[START OF Records supplied]
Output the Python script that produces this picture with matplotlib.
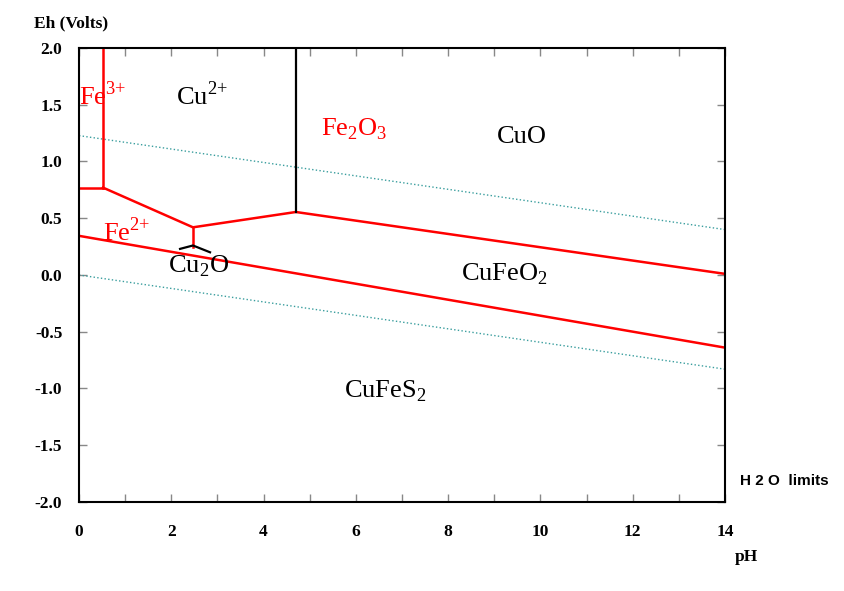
import numpy as np
import matplotlib.pyplot as plt

plt.rcParams['font.family'] = ['Liberation Serif', 'DejaVu Serif']
plt.rcParams['mathtext.fontset'] = 'custom'
plt.rcParams['mathtext.rm'] = 'Liberation Serif'

# grenzen van de stabiliteitsvelden (pH, Eh)
fe3_fe2_ph = [0.0, 0.52]
fe3_fe2_eh = [0.77, 0.77]
fe3_fe2o3_ph = [0.52, 0.52]
fe3_fe2o3_eh = [0.77, 2.0]
fe2_upper_ph = [0.52, 2.47, 4.70, 14.0]
fe2_upper_eh = [0.77, 0.42, 0.555, 0.01]
fe2_cu2o_ph = [2.47, 2.47]
fe2_cu2o_eh = [0.42, 0.25]
lower_ph = [0.0, 14.0]
lower_eh = [0.345, -0.64]
cu2_cuo_ph = [4.70, 4.70]
cu2_cuo_eh = [0.555, 2.0]
cu2o_ph = [2.19, 2.47, 2.84]
cu2o_eh = [0.23, 0.26, 0.20]

# H2O grenzen
h2o_ph = [0.0, 14.0]
h2o_top = [1.228, 0.40]
h2o_bot = [0.0, -0.83]

# labels
labels = ['Fe$^{3{+}}$', 'Cu$^{2{+}}$', 'Fe$_2$O$_3$', 'CuO', 'Fe$^{2{+}}$',
          'Cu$_2$O', 'CuFeO$_2$', 'CuFeS$_2$']
label_ph = [0.0, 2.1, 5.25, 9.06, 0.52, 1.92, 8.28, 5.74]
label_eh = [1.58, 1.58, 1.28, 1.22, 0.38, 0.08, 0.01, -1.02]
label_col = ['red', 'black', 'red', 'black', 'red', 'black', 'black', 'black']

fig = plt.figure(figsize=(8.44, 5.91), dpi=100)
ax = fig.add_axes([0.0936, 0.1506, 0.7654, 0.7682])

ax.plot(h2o_ph, h2o_top, color='#3a9e9e', linestyle=':', linewidth=1.0)
ax.plot(h2o_ph, h2o_bot, color='#3a9e9e', linestyle=':', linewidth=1.0)

red = '#ff0000'
lw = 1.8
ax.plot(fe3_fe2_ph, fe3_fe2_eh, color=red, linewidth=lw)
ax.plot(fe3_fe2o3_ph, fe3_fe2o3_eh, color=red, linewidth=lw)
ax.plot(fe2_upper_ph, fe2_upper_eh, color=red, linewidth=lw)
ax.plot(fe2_cu2o_ph, fe2_cu2o_eh, color=red, linewidth=lw)
ax.plot(lower_ph, lower_eh, color=red, linewidth=lw)
ax.plot(cu2_cuo_ph, cu2_cuo_eh, color='black', linewidth=1.6)
ax.plot(cu2o_ph, cu2o_eh, color='black', linewidth=1.6)

for t, px, ey, c in zip(labels, label_ph, label_eh, label_col):
    ax.text(px, ey, t, color=c, fontsize=19, ha='left', va='center')

ax.set_xlim(0, 14)
ax.set_ylim(-2.0, 2.0)
ax.set_xticks(np.arange(0, 15, 2))
ax.set_xticks(np.arange(0, 15, 1), minor=True)
ax.set_yticks(np.arange(-2.0, 2.01, 0.5))
ax.set_xticklabels([str(v) for v in range(0, 15, 2)], fontweight='bold', fontsize=12.5)
ax.set_yticklabels(['%.1f' % v for v in np.arange(-2.0, 2.01, 0.5)], fontweight='bold', fontsize=12.5)
ax.tick_params(which='both', direction='in', length=6, color='#888888', width=1,
               top=True, right=True)
ax.tick_params(axis='x', which='major', pad=16)
ax.tick_params(axis='y', which='major', pad=12)
for s in ax.spines.values():
    s.set_linewidth(1.5)

fig.text(0.04, 0.96, 'Eh (Volts)', fontweight='bold', fontsize=12.5, ha='left', va='center')
fig.text(0.871, 0.057, 'pH', fontweight='bold', fontsize=12.5, ha='left', va='center')
fig.text(0.877, 0.186, 'H 2 O  limits', family=['Liberation Sans', 'DejaVu Sans'],
         fontweight='bold', fontsize=11, ha='left', va='center')

plt.savefig('out.png', dpi=100)
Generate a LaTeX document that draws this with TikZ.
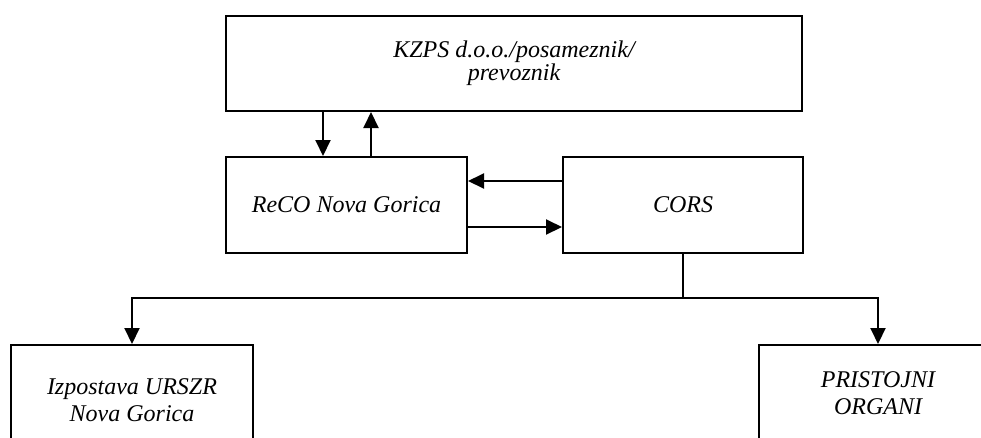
[END OF Records supplied]
:: Directions ::
Copy all lines of the material above where the string "that" occurs.

:: Answer to this exercise ::
Output the Python script that produces this picture with matplotlib.
Generate a LaTeX document that draws this with TikZ.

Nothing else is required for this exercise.